The Minns Labor Government has doubled penalties and prison terms under the Work Health and Safety Act 2011 as part of a suite of measures to create safer workplaces across the state.

Under the former government, workplace safety penalties were frozen for nearly 10 years.

Despite an Australia-wide ban on the manufacture, use and importation of asbestos coming into force in 2004, to this day, asbestos continues to still make its way into NSW workplaces.

These new laws will:

  • Increase every court penalty imposed in NSW relating to unsafe workplaces.
  • Increase maximum fines from $798,383 to $2,168,029 and the maximum imprisonment time from 5 years to 10 years, for the worst offences under Work Health and Safety (WHS) Laws, known as Category 1 offences.
  • Empower SafeWork to issue a ‘prohibited asbestos notice,’ to direct people and employers to take safety measures to remove and manage asbestos in the workplace. These amendments will enable the work health and safety regulator to ensure that prohibited asbestos, also referred to as illegally installed asbestos, is removed permanently from workplaces.
  • Stop employers gaming WHS laws by banning the use of insurance to pay for WHS fines as a ‘cost of doing business”’. * Establish a silica worker register to track and trace exposed workers to enable early intervention and better healthcare research.

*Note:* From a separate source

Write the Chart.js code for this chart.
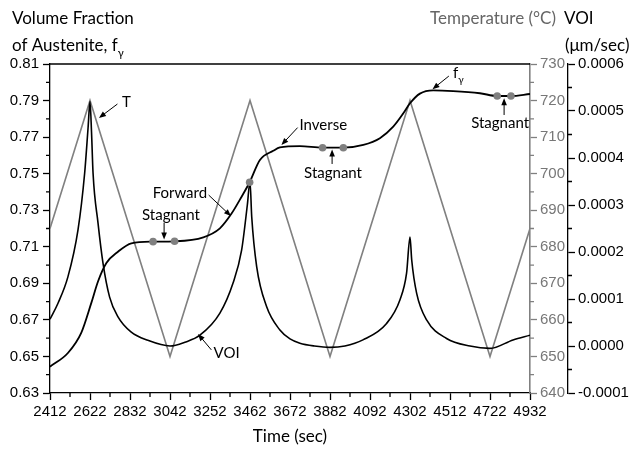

The silica register is one part of a comprehensive response the NSW Government is pursuing, including increased silicosis screening, worker education and industry compliances blitzes, while the Commonwealth process nears completion.

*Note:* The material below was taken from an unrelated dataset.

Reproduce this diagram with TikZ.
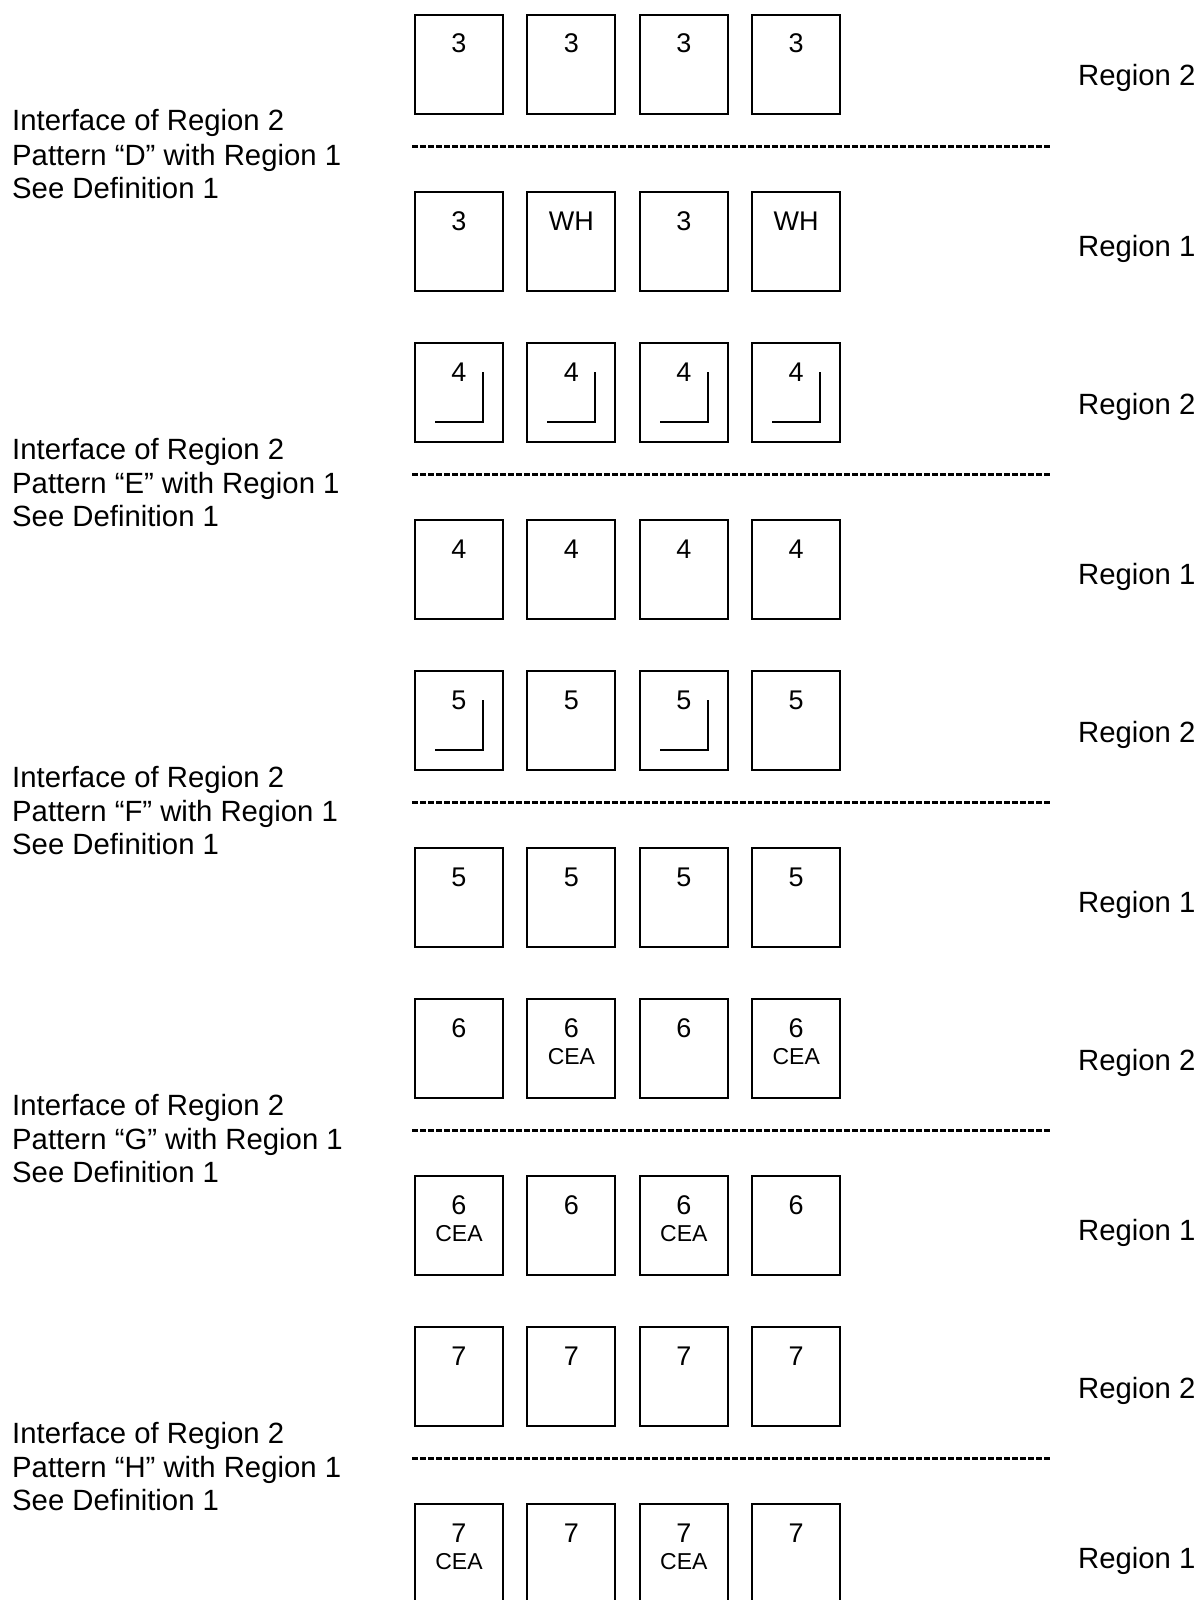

Commonwealth WHS Ministers will meet in coming weeks to decide on a new regulatory framework or ban on manufactured stone.

These new laws will also clarify powers and responsibilities of inspectors and the liability of corporations for the actions of officers, employees and agents.

Minister for Work Health and Safety and Industrial Relations, Sophie Cotsis said:

“I’m sick and tired of seeing lives uncessarily lost and people being injured at work. These new laws demonstrate just how seriously this government takes keeping workers safe in NSW.

“Everyone deserves a safe place to work, everyone deserves to come home safely to their family and loved ones”.